PROVIDED INFORMATION:
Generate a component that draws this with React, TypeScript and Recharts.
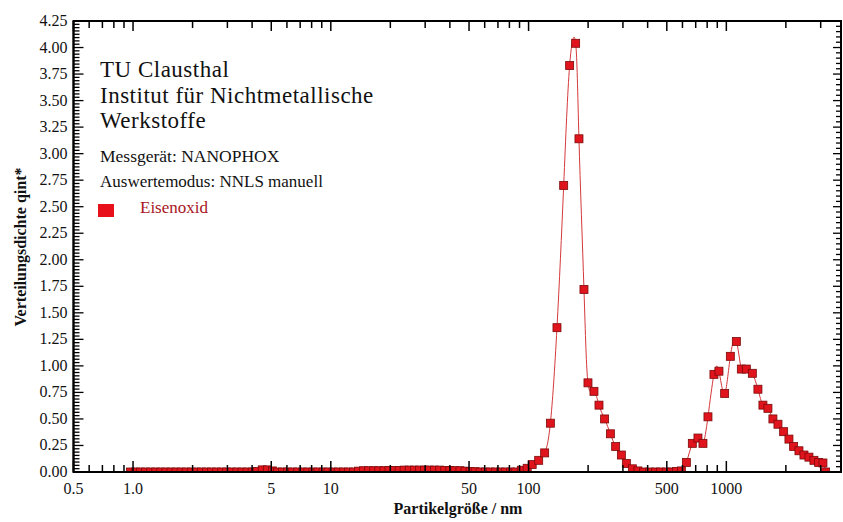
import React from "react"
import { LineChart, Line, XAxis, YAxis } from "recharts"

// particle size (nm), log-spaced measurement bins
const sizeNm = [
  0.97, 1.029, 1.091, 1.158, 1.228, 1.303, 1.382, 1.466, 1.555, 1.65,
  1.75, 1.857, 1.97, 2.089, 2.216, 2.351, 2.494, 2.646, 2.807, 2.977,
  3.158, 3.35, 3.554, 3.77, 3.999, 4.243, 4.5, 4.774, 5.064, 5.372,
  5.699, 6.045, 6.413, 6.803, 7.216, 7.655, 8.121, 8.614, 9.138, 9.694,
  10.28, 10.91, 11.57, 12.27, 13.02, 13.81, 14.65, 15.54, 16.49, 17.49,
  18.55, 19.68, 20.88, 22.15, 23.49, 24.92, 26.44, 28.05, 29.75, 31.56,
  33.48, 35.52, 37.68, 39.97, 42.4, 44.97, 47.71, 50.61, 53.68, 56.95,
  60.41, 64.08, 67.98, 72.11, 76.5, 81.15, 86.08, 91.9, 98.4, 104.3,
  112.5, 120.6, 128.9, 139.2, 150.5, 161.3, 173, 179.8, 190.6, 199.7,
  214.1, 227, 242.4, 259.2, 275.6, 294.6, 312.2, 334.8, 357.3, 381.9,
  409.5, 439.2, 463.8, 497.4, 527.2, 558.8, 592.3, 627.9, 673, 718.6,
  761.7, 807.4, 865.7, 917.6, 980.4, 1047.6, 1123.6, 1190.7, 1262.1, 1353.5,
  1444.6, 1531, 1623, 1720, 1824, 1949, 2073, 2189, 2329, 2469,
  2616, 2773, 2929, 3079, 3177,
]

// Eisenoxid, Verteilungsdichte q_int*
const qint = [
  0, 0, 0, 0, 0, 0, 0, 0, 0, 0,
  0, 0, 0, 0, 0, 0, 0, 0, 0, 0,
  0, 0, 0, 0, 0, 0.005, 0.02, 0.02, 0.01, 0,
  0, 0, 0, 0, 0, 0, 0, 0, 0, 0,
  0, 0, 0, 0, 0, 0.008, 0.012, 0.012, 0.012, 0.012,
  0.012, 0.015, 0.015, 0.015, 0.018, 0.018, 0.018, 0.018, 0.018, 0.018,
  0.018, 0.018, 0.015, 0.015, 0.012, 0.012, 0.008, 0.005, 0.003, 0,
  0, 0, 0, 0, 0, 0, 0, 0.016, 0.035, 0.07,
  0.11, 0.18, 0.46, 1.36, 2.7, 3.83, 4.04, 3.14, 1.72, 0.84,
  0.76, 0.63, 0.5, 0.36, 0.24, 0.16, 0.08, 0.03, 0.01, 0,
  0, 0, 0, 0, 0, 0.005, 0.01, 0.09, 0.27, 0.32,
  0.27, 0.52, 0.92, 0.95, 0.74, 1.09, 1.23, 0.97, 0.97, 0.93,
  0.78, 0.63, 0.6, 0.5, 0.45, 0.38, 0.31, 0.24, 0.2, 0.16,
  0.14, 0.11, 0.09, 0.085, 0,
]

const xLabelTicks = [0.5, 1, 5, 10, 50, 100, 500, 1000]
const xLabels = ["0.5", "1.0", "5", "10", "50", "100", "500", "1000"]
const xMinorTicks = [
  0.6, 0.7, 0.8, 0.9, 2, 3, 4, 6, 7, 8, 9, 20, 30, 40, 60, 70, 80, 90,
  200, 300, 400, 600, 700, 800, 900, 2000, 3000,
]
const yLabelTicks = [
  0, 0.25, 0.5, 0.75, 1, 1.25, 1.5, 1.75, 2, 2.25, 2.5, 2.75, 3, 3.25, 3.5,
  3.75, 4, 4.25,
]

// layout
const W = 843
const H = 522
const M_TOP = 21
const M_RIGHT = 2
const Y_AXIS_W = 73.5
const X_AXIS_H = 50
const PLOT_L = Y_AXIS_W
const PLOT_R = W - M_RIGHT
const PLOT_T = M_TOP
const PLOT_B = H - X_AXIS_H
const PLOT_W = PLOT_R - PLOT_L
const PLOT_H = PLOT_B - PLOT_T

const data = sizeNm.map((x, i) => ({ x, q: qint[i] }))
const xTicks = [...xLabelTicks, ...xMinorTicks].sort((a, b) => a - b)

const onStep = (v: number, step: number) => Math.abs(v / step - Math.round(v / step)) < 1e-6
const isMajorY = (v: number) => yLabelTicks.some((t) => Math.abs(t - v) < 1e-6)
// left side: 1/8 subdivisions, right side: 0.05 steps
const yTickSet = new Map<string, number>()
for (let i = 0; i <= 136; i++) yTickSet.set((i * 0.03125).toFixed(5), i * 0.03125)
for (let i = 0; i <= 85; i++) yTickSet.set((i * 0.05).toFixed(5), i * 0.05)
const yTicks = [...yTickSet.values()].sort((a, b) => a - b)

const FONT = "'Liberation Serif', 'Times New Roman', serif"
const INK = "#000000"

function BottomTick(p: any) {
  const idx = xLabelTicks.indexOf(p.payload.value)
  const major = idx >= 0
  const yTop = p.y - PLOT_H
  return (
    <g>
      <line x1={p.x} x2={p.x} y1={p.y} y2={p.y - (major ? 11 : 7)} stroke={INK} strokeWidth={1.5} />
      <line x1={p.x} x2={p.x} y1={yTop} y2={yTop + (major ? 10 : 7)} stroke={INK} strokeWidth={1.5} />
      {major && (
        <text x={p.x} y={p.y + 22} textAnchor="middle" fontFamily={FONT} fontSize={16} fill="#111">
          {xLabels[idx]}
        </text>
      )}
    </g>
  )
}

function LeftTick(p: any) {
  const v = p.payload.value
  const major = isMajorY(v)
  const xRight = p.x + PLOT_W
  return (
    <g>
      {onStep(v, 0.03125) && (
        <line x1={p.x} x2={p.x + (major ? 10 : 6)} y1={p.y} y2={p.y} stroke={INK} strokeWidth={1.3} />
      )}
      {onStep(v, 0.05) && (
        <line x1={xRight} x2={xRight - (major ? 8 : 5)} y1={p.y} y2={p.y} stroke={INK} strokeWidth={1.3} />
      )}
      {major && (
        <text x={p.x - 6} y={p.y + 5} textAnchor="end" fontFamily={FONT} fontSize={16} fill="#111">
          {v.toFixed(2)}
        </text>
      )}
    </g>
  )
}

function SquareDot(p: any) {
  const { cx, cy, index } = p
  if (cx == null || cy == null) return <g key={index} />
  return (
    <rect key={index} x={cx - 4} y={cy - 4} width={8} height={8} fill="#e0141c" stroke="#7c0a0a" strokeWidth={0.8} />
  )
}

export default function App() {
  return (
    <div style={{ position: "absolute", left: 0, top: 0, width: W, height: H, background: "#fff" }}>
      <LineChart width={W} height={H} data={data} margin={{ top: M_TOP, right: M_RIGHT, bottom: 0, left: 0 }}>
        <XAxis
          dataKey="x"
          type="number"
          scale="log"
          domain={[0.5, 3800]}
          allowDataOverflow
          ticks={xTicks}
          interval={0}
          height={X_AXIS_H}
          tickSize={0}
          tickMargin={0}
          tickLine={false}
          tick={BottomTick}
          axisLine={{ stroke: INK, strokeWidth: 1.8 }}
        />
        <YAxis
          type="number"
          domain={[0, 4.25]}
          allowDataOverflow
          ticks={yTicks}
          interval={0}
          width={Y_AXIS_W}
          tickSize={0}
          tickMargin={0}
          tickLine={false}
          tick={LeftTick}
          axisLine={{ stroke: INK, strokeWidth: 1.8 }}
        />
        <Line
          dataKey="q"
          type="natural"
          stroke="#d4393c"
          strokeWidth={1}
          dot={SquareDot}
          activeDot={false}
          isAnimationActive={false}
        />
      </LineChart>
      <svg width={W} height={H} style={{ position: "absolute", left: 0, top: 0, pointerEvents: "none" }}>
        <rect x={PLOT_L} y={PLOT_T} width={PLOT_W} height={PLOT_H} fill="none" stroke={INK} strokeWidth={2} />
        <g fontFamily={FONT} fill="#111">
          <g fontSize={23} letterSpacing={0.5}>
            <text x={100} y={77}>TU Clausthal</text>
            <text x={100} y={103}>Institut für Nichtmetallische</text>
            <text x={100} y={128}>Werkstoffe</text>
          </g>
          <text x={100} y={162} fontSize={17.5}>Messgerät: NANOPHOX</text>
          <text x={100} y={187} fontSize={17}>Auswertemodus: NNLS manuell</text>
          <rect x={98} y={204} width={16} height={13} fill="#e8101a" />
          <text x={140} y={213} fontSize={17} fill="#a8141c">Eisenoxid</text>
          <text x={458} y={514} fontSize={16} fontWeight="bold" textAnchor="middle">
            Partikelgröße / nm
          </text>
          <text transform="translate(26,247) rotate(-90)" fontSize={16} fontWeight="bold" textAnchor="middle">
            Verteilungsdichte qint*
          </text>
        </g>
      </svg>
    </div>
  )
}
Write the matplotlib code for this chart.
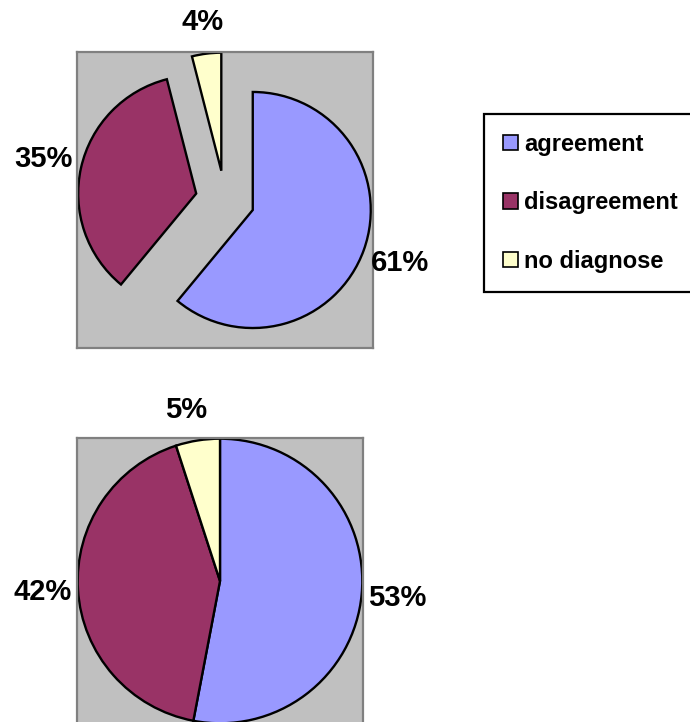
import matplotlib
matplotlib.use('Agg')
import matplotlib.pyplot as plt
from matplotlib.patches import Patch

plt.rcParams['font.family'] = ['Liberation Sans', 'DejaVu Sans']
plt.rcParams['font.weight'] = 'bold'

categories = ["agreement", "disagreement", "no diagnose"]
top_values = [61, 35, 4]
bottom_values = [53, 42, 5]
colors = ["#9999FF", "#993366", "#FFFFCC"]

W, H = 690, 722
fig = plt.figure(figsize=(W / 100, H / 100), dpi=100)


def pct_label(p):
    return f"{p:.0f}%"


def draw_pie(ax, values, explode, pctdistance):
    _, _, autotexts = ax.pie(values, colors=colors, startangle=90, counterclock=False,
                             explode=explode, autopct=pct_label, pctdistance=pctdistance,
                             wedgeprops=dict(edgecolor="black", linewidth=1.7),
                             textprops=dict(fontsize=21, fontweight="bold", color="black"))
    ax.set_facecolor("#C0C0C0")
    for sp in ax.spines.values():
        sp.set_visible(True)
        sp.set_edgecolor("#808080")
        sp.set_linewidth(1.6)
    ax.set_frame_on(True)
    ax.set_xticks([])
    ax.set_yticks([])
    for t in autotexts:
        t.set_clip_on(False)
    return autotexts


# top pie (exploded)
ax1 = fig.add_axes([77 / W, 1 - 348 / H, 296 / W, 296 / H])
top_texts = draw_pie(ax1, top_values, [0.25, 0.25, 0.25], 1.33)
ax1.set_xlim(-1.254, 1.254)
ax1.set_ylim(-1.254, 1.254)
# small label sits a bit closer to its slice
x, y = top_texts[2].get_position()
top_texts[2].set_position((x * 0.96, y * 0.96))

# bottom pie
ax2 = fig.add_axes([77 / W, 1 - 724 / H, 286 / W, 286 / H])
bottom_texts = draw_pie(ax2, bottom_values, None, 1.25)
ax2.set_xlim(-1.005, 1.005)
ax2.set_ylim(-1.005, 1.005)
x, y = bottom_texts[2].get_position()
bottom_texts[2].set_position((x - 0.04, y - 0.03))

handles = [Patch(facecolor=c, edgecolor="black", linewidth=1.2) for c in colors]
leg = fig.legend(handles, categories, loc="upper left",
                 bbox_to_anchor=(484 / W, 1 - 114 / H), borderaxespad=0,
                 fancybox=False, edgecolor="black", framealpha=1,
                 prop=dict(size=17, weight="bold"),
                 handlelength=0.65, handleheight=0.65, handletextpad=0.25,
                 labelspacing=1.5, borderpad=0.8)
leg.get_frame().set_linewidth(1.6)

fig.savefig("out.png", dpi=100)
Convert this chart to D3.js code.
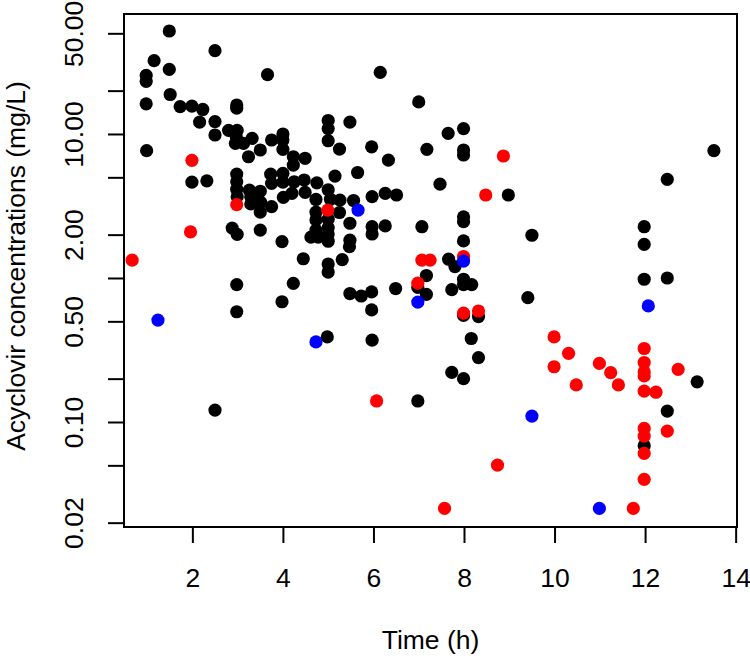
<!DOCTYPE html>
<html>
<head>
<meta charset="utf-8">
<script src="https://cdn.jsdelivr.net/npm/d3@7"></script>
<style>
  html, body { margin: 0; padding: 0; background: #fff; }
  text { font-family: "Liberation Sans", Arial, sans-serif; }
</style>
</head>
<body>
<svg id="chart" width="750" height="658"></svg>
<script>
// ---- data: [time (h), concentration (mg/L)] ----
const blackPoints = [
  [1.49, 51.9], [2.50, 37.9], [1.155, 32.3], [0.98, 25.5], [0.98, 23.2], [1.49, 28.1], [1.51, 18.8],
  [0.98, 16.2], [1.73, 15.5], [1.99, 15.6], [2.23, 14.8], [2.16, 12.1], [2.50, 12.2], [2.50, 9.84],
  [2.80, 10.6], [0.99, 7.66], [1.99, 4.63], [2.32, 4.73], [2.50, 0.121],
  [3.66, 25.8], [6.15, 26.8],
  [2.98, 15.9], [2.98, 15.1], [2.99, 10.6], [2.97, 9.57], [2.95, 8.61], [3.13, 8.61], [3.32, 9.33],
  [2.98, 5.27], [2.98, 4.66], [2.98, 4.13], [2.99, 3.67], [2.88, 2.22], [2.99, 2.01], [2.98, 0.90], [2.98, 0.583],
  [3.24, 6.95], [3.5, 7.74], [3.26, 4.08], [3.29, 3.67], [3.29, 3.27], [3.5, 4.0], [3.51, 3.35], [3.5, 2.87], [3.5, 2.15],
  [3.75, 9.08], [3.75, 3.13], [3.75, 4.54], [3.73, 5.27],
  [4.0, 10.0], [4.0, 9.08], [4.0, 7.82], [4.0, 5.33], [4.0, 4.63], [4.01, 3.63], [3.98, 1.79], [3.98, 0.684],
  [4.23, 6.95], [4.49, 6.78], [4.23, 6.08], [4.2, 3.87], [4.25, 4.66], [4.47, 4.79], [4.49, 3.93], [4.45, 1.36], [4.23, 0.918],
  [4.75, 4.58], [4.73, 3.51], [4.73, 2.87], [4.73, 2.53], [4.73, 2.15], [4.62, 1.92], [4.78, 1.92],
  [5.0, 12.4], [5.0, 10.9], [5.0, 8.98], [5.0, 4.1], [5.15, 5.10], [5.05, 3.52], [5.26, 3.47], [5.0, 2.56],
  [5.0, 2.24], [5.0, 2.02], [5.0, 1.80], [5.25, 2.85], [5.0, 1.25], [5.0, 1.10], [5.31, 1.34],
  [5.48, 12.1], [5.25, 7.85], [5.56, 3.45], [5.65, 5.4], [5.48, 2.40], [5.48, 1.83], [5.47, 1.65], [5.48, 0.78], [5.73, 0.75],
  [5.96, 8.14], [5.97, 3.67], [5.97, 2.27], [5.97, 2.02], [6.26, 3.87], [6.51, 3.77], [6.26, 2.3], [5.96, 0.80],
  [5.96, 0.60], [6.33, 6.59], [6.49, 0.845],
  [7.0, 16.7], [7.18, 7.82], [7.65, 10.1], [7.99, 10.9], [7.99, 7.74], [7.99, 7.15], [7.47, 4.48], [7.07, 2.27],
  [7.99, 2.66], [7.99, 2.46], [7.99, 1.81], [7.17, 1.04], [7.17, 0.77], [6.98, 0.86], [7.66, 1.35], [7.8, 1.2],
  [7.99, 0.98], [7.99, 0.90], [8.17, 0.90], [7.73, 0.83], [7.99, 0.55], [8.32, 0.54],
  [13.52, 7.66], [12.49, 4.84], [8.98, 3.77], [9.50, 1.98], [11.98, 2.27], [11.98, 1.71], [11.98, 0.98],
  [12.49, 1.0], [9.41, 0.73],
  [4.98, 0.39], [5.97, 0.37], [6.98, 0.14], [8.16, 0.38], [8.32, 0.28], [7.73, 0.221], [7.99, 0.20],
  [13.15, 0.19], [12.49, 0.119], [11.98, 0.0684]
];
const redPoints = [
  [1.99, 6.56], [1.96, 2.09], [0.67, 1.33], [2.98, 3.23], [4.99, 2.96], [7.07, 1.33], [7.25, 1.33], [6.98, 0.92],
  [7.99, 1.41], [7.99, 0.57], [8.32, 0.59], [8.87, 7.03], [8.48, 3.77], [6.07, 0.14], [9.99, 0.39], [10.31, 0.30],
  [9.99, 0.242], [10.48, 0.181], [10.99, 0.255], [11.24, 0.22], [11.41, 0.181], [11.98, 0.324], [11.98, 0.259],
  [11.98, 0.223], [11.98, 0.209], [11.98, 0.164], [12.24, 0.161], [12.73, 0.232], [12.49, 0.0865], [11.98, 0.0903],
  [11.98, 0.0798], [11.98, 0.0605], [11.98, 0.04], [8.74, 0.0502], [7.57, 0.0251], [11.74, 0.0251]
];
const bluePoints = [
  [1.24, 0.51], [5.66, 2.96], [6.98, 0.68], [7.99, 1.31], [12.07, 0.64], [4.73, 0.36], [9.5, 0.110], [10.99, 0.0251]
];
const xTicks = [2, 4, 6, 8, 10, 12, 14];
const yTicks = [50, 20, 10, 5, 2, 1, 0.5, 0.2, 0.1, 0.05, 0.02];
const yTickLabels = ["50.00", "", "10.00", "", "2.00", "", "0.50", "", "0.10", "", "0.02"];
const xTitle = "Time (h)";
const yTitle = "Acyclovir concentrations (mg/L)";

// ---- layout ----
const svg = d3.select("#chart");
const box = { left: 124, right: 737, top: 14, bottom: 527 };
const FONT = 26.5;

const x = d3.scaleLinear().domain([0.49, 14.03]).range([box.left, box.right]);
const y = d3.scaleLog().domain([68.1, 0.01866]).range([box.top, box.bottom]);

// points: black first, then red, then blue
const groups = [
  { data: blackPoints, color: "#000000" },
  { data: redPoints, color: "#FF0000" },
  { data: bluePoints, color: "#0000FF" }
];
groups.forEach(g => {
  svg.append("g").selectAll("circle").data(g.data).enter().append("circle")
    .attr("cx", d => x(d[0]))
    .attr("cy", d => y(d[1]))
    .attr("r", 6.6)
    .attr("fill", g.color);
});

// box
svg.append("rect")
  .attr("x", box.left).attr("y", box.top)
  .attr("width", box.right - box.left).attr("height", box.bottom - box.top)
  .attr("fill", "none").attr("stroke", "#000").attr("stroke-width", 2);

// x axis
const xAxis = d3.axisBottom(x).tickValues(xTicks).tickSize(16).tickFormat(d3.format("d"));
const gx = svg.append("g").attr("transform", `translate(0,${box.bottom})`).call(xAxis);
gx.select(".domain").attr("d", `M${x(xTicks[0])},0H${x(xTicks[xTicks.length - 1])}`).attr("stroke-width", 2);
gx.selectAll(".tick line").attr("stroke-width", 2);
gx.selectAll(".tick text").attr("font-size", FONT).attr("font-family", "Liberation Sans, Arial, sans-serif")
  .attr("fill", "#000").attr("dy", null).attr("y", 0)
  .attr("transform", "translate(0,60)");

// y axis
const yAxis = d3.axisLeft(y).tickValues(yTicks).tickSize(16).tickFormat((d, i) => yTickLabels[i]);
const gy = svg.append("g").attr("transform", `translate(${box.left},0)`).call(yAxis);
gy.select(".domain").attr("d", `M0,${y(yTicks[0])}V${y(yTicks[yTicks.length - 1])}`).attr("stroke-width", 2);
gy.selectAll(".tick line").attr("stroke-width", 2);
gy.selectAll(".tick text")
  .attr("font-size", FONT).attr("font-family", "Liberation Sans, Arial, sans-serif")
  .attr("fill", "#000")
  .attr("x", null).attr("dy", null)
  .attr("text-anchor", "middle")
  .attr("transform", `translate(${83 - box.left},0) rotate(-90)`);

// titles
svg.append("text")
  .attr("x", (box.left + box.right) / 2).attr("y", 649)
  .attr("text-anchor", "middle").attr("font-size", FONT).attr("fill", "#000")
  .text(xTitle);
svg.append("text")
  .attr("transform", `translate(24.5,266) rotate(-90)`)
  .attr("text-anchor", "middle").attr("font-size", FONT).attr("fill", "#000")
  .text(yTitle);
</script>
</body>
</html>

AIM OF THE EXERCISE: Repeat the listing above from its first line through the line that contains "Line, XAxis, YAxis", both included, and nothing more. Drop the pictures.

OUTPUT BELOW:
Generate a component that draws this with React, TypeScript and Recharts.
import React from "react"
import { LineChart, Line, XAxis, YAxis } from "recharts"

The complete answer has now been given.